The number of translations is growing every year, though, mostly thanks to people at small presses who see the value of listening to the conversation that the majority of the globe is trying to have with us. The ten finalists below are the books that had the most to say and said it best.
- The Author and Me by Eric Chevillard (translated by Jordan Stump): A comic monologue in which the narrator, who is definitely not the author, let’s make that perfectly clear so there’s no misunderstanding, expresses his loathing for cauliflower gratin, which exceeds his distaste for murder. (France)
- Faces in the Crowd by Valeria Luiselli (translated by Christina MacSweeney): The debut novel by a young, globe-trotting author, it braids together the experiences of a new mother in Mexico City, a poetry-obsessed translator in Harlem, and a dying writer in Philadelphia. (Mexico)
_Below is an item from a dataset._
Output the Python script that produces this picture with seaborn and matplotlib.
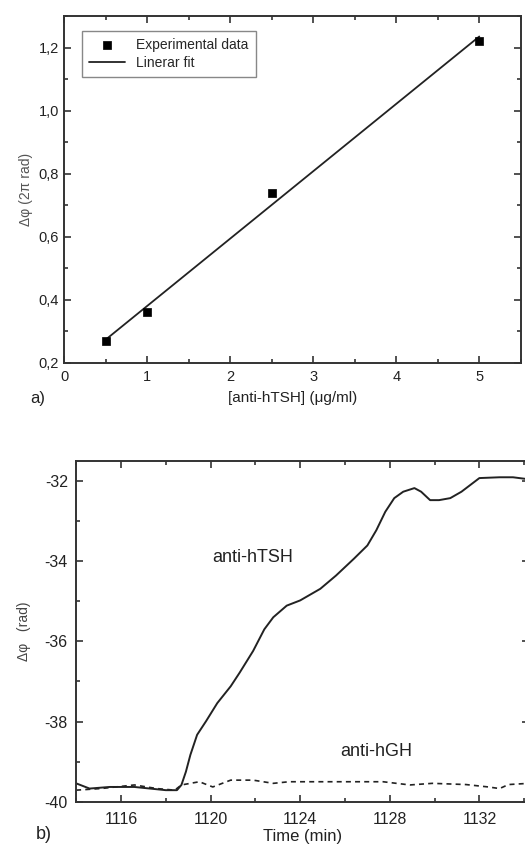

- Fantomas Versus the Multinational Vampires by Julio Cortázar (translated by David Kurnick): A mixed-media masterpiece that includes comics and charts, facts and fiction, and uses them all to indict the excesses of contemporary capitalism. (Argentina)
- Harlequin’s Millions by Bohumil Hrabal (translated by Stacey Knecht): A novel filled with gorgeous, corkscrewing sentences that depict an elderly woman’s experiences in a castle-turned-old-age-home. (Czech Republic)
It’s an eclectic bunch without a clear favorite, which just means that every book on the list is equally worth your time. The winner will be announced on May 27th at BookExpo America, so there’s still time to place your bets.